### Information shown
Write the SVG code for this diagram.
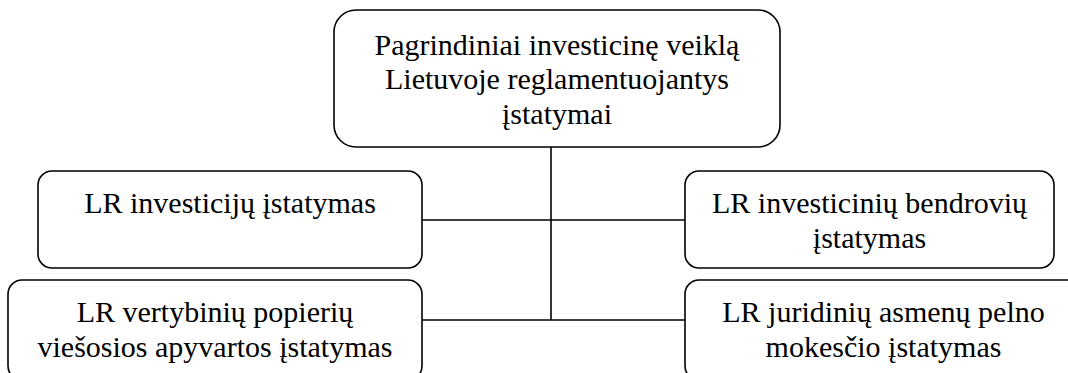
<svg xmlns="http://www.w3.org/2000/svg" width="1068" height="373" viewBox="0 0 1068 373">
<style>
.box{fill:#fff;stroke:#000;stroke-width:1.6}
.lbl{font-family:"Liberation Serif","Times New Roman",serif;font-size:30px;fill:#000;text-anchor:middle}
.conn{stroke:#000;stroke-width:1.6;fill:none}
</style>
<rect width="1068" height="373" fill="#fff"/>
<g id="connectors">
<line class="conn" x1="551" y1="147" x2="551" y2="320"/>
<line class="conn" x1="422" y1="220" x2="685" y2="220"/>
<line class="conn" x1="422" y1="320" x2="685" y2="320"/>
</g>
<g id="root">
<rect class="box" x="334" y="10" width="446" height="137" rx="22" ry="22"/>
<text class="lbl" x="557" y="54.5">Pagrindiniai investicinę veiklą</text>
<text class="lbl" x="557" y="89">Lietuvoje reglamentuojantys</text>
<text class="lbl" x="557" y="123.5">įstatymai</text>
</g>
<g id="investiciju">
<rect class="box" x="38" y="171" width="384" height="97" rx="14" ry="14"/>
<text class="lbl" x="230" y="213">LR investicijų įstatymas</text>
</g>
<g id="bendroviu">
<rect class="box" x="685" y="171" width="369" height="97" rx="14" ry="14"/>
<text class="lbl" x="869.5" y="213">LR investicinių bendrovių</text>
<text class="lbl" x="869.5" y="247.5">įstatymas</text>
</g>
<g id="vertybiniu">
<rect class="box" x="8" y="280" width="414" height="100" rx="14" ry="14"/>
<text class="lbl" x="215" y="322">LR vertybinių popierių</text>
<text class="lbl" x="215" y="356.5">viešosios apyvartos įstatymas</text>
</g>
<g id="pelno">
<rect class="box" x="685" y="280" width="397" height="100" rx="14" ry="14"/>
<text class="lbl" x="883.5" y="322">LR juridinių asmenų pelno</text>
<text class="lbl" x="883.5" y="356.5">mokesčio įstatymas</text>
</g>
</svg>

### Task prompt
Quote the data above in full and without alteration; skip the pictures.

### Output for this exercise
Write the SVG code for this diagram.
<svg xmlns="http://www.w3.org/2000/svg" width="1068" height="373" viewBox="0 0 1068 373">
<style>
.box{fill:#fff;stroke:#000;stroke-width:1.6}
.lbl{font-family:"Liberation Serif","Times New Roman",serif;font-size:30px;fill:#000;text-anchor:middle}
.conn{stroke:#000;stroke-width:1.6;fill:none}
</style>
<rect width="1068" height="373" fill="#fff"/>
<g id="connectors">
<line class="conn" x1="551" y1="147" x2="551" y2="320"/>
<line class="conn" x1="422" y1="220" x2="685" y2="220"/>
<line class="conn" x1="422" y1="320" x2="685" y2="320"/>
</g>
<g id="root">
<rect class="box" x="334" y="10" width="446" height="137" rx="22" ry="22"/>
<text class="lbl" x="557" y="54.5">Pagrindiniai investicinę veiklą</text>
<text class="lbl" x="557" y="89">Lietuvoje reglamentuojantys</text>
<text class="lbl" x="557" y="123.5">įstatymai</text>
</g>
<g id="investiciju">
<rect class="box" x="38" y="171" width="384" height="97" rx="14" ry="14"/>
<text class="lbl" x="230" y="213">LR investicijų įstatymas</text>
</g>
<g id="bendroviu">
<rect class="box" x="685" y="171" width="369" height="97" rx="14" ry="14"/>
<text class="lbl" x="869.5" y="213">LR investicinių bendrovių</text>
<text class="lbl" x="869.5" y="247.5">įstatymas</text>
</g>
<g id="vertybiniu">
<rect class="box" x="8" y="280" width="414" height="100" rx="14" ry="14"/>
<text class="lbl" x="215" y="322">LR vertybinių popierių</text>
<text class="lbl" x="215" y="356.5">viešosios apyvartos įstatymas</text>
</g>
<g id="pelno">
<rect class="box" x="685" y="280" width="397" height="100" rx="14" ry="14"/>
<text class="lbl" x="883.5" y="322">LR juridinių asmenų pelno</text>
<text class="lbl" x="883.5" y="356.5">mokesčio įstatymas</text>
</g>
</svg>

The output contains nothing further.